Parents, schools unhappy with new fee regulation bill
The government’s proposed law on regulating school fee hikes has left parents, activists and school authorities unhappy. The state assembly cleared the Maharashtra Educational Institutions (Regulation of Collection of Fee) on Wednesday.
The government’s proposed law on regulating school fee hikes has left parents, activists and school authorities unhappy. The state assembly cleared the Maharashtra Educational Institutions (Regulation of Collection of Fee) on Wednesday.
A clause that makes it mandatory for any fee hike to be placed before the school’s Parent-Teacher Association (PTA) has left both parents and school authorities worried, though for separate reasons.
“PTA elections are often rigged,” said Avisha Kulkarni, a parent who had to withdraw her daughter from a school over a fee-related tussle earlier.“The bill requires PTA consent but the management can easily pick and choose which parents they want on the PTA, those who will be sympathetic to them.”
“In practice, parents don’t have much say in the PTA because they are in the minority,” said Milind Wagh, secretary of the non-profit group Forum Against Commercialisation of Education. “If the management proposes a hike, the teachers are unlikely to object to it.”

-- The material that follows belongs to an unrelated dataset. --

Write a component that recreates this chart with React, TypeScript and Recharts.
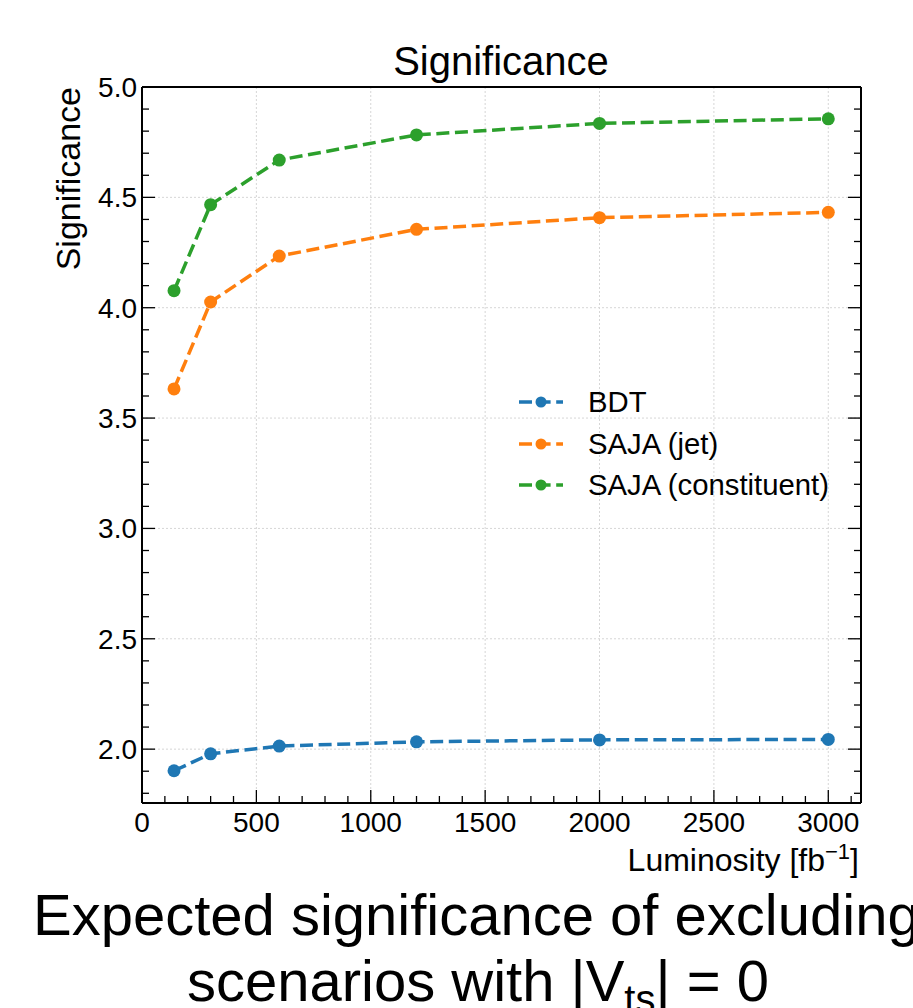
import { LineChart, Line, XAxis, YAxis, CartesianGrid, Legend } from "recharts"

// luminosity points (fb^-1)
const luminosity = [140, 300, 600, 1200, 2000, 3000]
const bdt = [1.902, 1.979, 2.014, 2.033, 2.042, 2.044]
const sajaJet = [3.632, 4.026, 4.234, 4.355, 4.408, 4.432]
const sajaConstituent = [4.077, 4.467, 4.669, 4.783, 4.835, 4.856]

const xMajor = [0, 500, 1000, 1500, 2000, 2500, 3000]
const xMinor = [
  100, 200, 300, 400, 600, 700, 800, 900, 1100, 1200, 1300, 1400, 1600, 1700, 1800, 1900,
  2100, 2200, 2300, 2400, 2600, 2700, 2800, 2900, 3100,
]
const yMajor = [2.0, 2.5, 3.0, 3.5, 4.0, 4.5, 5.0]
const yMinor = [
  1.8, 1.9, 2.1, 2.2, 2.3, 2.4, 2.6, 2.7, 2.8, 2.9, 3.1, 3.2, 3.3, 3.4, 3.6, 3.7, 3.8, 3.9,
  4.1, 4.2, 4.3, 4.4, 4.6, 4.7, 4.8, 4.9,
]

const seriesNames = ["BDT", "SAJA (jet)", "SAJA (constituent)"]
const seriesKeys = ["bdt", "jet", "constituent"]
const seriesColors = ["#1f77b4", "#ff7f0e", "#2ca02c"]

const X_DOMAIN: [number, number] = [0, 3143]
const Y_DOMAIN: [number, number] = [1.756, 5.0]

const FONT = "'Liberation Sans', Arial, Helvetica, sans-serif"
const DASH = "13 5.6"
const MAJOR_LEN = 13
const MINOR_LEN = 7

const data = luminosity.map((x, i) => ({
  x,
  bdt: bdt[i],
  jet: sajaJet[i],
  constituent: sajaConstituent[i],
}))

const xAll = [...xMajor, ...xMinor].sort((a, b) => a - b)
const yAll = [...yMajor, ...yMinor].sort((a, b) => a - b)
const isMajor = (list: number[], v: number) => list.some((m) => Math.abs(m - v) < 1e-6)

const frame = { stroke: "#000", strokeWidth: 2 }

// one tick per side: inward tick line (major or minor) plus label for majors
function makeTick(side: "bottom" | "top" | "left" | "right") {
  return (props: any) => {
    const { x, y, payload } = props
    const v = payload.value as number
    const major = isMajor(side === "bottom" || side === "top" ? xMajor : yMajor, v)
    const len = major ? MAJOR_LEN : MINOR_LEN
    let line
    if (side === "bottom") line = { x1: x, y1: y, x2: x, y2: y - len }
    else if (side === "top") line = { x1: x, y1: y, x2: x, y2: y + len }
    else if (side === "left") line = { x1: x, y1: y, x2: x + len, y2: y }
    else line = { x1: x, y1: y, x2: x - len, y2: y }
    return (
      <g>
        <line {...line} stroke="#000" strokeWidth={1.3} />
        {major && side === "bottom" && (
          <text x={x} y={y + 9} dy="0.71em" textAnchor="middle" fontSize={28} fontFamily={FONT} fill="#000">
            {v}
          </text>
        )}
        {major && side === "left" && (
          <text x={x - 5} y={y} dy="0.355em" textAnchor="end" fontSize={28} fontFamily={FONT} fill="#000">
            {v.toFixed(1)}
          </text>
        )}
      </g>
    )
  }
}

function LegendBox() {
  return (
    <div style={{ fontFamily: FONT, fontSize: 29.3, color: "#000" }}>
      {seriesNames.map((name, i) => (
        <div key={name} style={{ display: "flex", alignItems: "center", height: 41.7 }}>
          <svg width={46} height={20} style={{ marginRight: 24 }}>
            <line x1={1} y1={10} x2={45} y2={10} stroke={seriesColors[i]} strokeWidth={3.5} strokeDasharray={DASH} />
            <circle cx={23} cy={10} r={5.5} fill={seriesColors[i]} />
          </svg>
          <span>{name}</span>
        </div>
      ))}
    </div>
  )
}

export default function App() {
  return (
    <div style={{ position: "absolute", left: 0, top: 0, width: 913, height: 1008, background: "#fff" }}>
      {/* axis sizes are added to these margins: plot spans x 142..861, y 87..803 */}
      <LineChart width={913} height={1008} data={data} margin={{ top: 57, right: 12, bottom: 155, left: 82 }}>
        <CartesianGrid xAxisId="x" yAxisId="y" stroke="#d6d6d6" strokeDasharray="2 2" strokeWidth={1}
          verticalValues={xMajor} horizontalValues={yMajor} />

        <XAxis xAxisId="x" dataKey="x" type="number" domain={X_DOMAIN} allowDataOverflow ticks={xAll}
          interval={0} height={50} tickLine={false} tickSize={0} tickMargin={0} axisLine={frame}
          tick={makeTick("bottom")} />
        <XAxis xAxisId="xt" orientation="top" type="number" domain={X_DOMAIN} allowDataOverflow ticks={xAll}
          interval={0} height={30} tickLine={false} tickSize={0} tickMargin={0} axisLine={frame}
          tick={makeTick("top")} />
        <YAxis yAxisId="y" type="number" domain={Y_DOMAIN} allowDataOverflow ticks={yAll} interval={0}
          width={60} tickLine={false} tickSize={0} tickMargin={0} axisLine={frame}
          tick={makeTick("left")} />
        <YAxis yAxisId="yr" orientation="right" type="number" domain={Y_DOMAIN} allowDataOverflow ticks={yAll}
          interval={0} width={40} tickLine={false} tickSize={0} tickMargin={0} axisLine={frame}
          tick={makeTick("right")} />

        {seriesKeys.map((k, i) => (
          <Line
            key={k}
            xAxisId="x"
            yAxisId="y"
            dataKey={k}
            name={seriesNames[i]}
            type="linear"
            stroke={seriesColors[i]}
            strokeWidth={3.5}
            strokeDasharray={DASH}
            dot={{ r: 6.5, fill: seriesColors[i], stroke: "none", strokeDasharray: "" }}
            isAnimationActive={false}
          />
        ))}

        <Legend layout="vertical" align="center" verticalAlign="middle" content={LegendBox}
          wrapperStyle={{ position: "absolute", left: 518, top: 381, width: 340 }} />
      </LineChart>

      <svg width={913} height={1008} style={{ position: "absolute", left: 0, top: 0, pointerEvents: "none" }}
        fontFamily={FONT} fill="#000">
        <text x={501} y={75} fontSize={40} textAnchor="middle">Significance</text>
        <text transform="translate(80,87) rotate(-90)" fontSize={34} textAnchor="end">Significance</text>
        <text x={859} y={871} fontSize={32} textAnchor="end">
          Luminosity [fb<tspan fontSize={22} dy={-12}>−1</tspan><tspan dy={12}>]</tspan>
        </text>
        <text x={33} y={935} fontSize={58}>Expected significance of excluding</text>
        <text x={187} y={1001} fontSize={58}>
          scenarios with |V<tspan fontSize={40} dy={12}>ts</tspan><tspan dy={-12}>| = 0</tspan>
        </text>
      </svg>
    </div>
  )
}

School authorities are concerned that curbing their freedom to hike fees will come in the way of paying their teachers Sixth Pay Commission salaries.
“This is unreasonable,” said Rekha Vijayakar, principal of Guru Harkrishan School in Santacruz.
“Schools don’t know what to do because paying Sixth Pay Commission salaries is mandatory but the government doesn’t allow schools to hike fees either.”
Representatives of the Unaided Schools’ Forum, refused to comment saying they had not seen the bill. “I need to go through it before I can comment,” said SV Kedia, joint secretary of the Forum.
However, school authorities said that prime facie such a fetter on their right to administer the school could be in violation of the Supreme Court order that granted autonomy to private unaided school managements.